Scientific Considerations

  • Confirmatory Studies: If the safety and effectiveness of a proposed drug product must be established by investigations, these investigations go beyond the scope of a limited confirmatory study and are generally not suitable for an ANDA. ANDAs may contain data that demonstrate that the characteristics that make a proposed drug product different from the listed drug do not alter its safety and effectiveness.
  • Active Ingredient Sameness Evaluation: If the active ingredient in the proposed drug product cannot be demonstrated to be the same as the active ingredient in the listed drug by using the information and data that may be submitted in connection with an ANDA, the drug product should not be submitted for approval in an ANDA.

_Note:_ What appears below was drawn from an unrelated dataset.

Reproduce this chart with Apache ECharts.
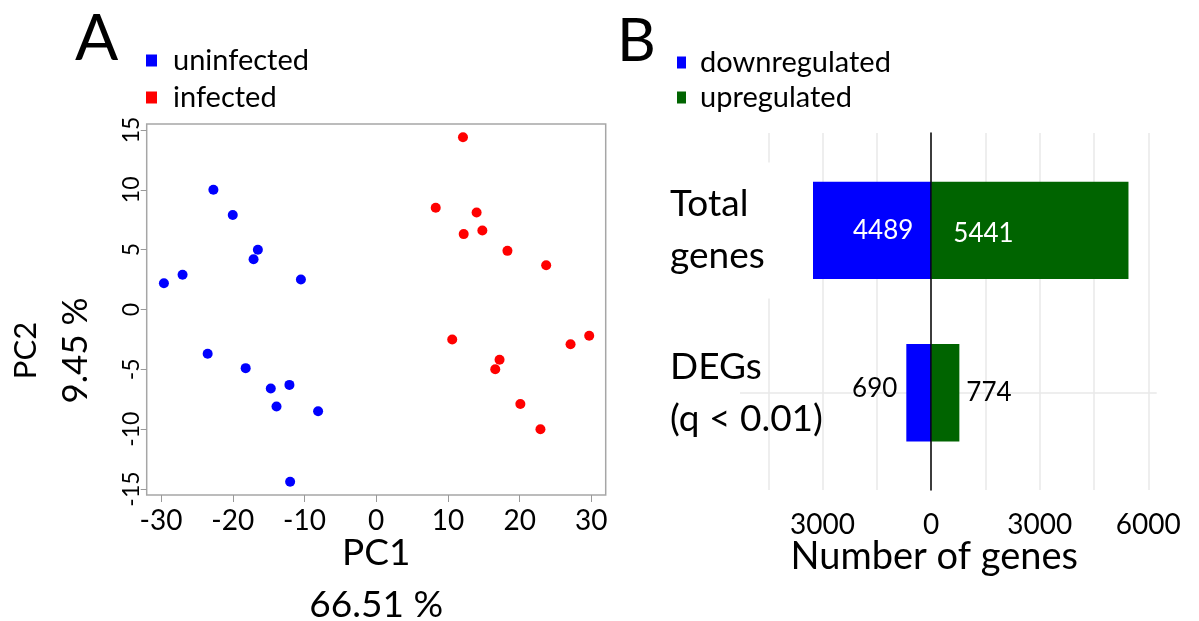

  • Intentional Differences Between the Proposed Drug Product and Reference Listed Drug
    • Difference in formulation: Generally, differences in inactive ingredients are permissible if the safety and effectiveness of the proposed drug product is not adversely affected by the differences. For certain routes of administration other regulations may apply, e.g. parenteral, ophthalmic and otic drugs. An applicant should consider submitting a 505(b)(2) application if the proposed drug product contains changes to its formulation that are not permissible in an ANDA.
    • Differences in bioequivalence or bioavailability: An ANDA must contain information showing that the proposed drug product is bioequivalent to the reference listed drug. Bioequivalence means the rate and extent of absorption of the proposed drug are not significantly different from the rate and extent of absorption of the reference listed drug when administered at the same molar dose under similar experimental conditions. Where there is an intentional difference in rate (e.g., extended-release dosage forms), certain pharmaceutical equivalents or alternatives may be considered bioequivalent if there is no significant difference in the extent to which the active ingredient or moiety from each product becomes available at the site of drug action. If other differences in BE or BA exist, a 505(b)(2) submission is appropriate. However, a 505(b)(2) application is not appropriate for a drug product that failed to meet the 505(j) standards because the extent to which the API is made available to the site of action is less than that of the listed drug or the rate at which it is made available is unintentionally less than the listed drug.
    • Difference in conditions of use: Labeling information for properly submitted ANDAs must reflect previously approved conditions of use, except for labeling that excludes conditions of use approved for the reference listed drug that is omitted because of patents or exclusivity.
    • Other differences: Drug products that differ considerably from the reference listed drug are generally not candidates for a 505(j) submission. Differences are evaluated individually and as combined effects.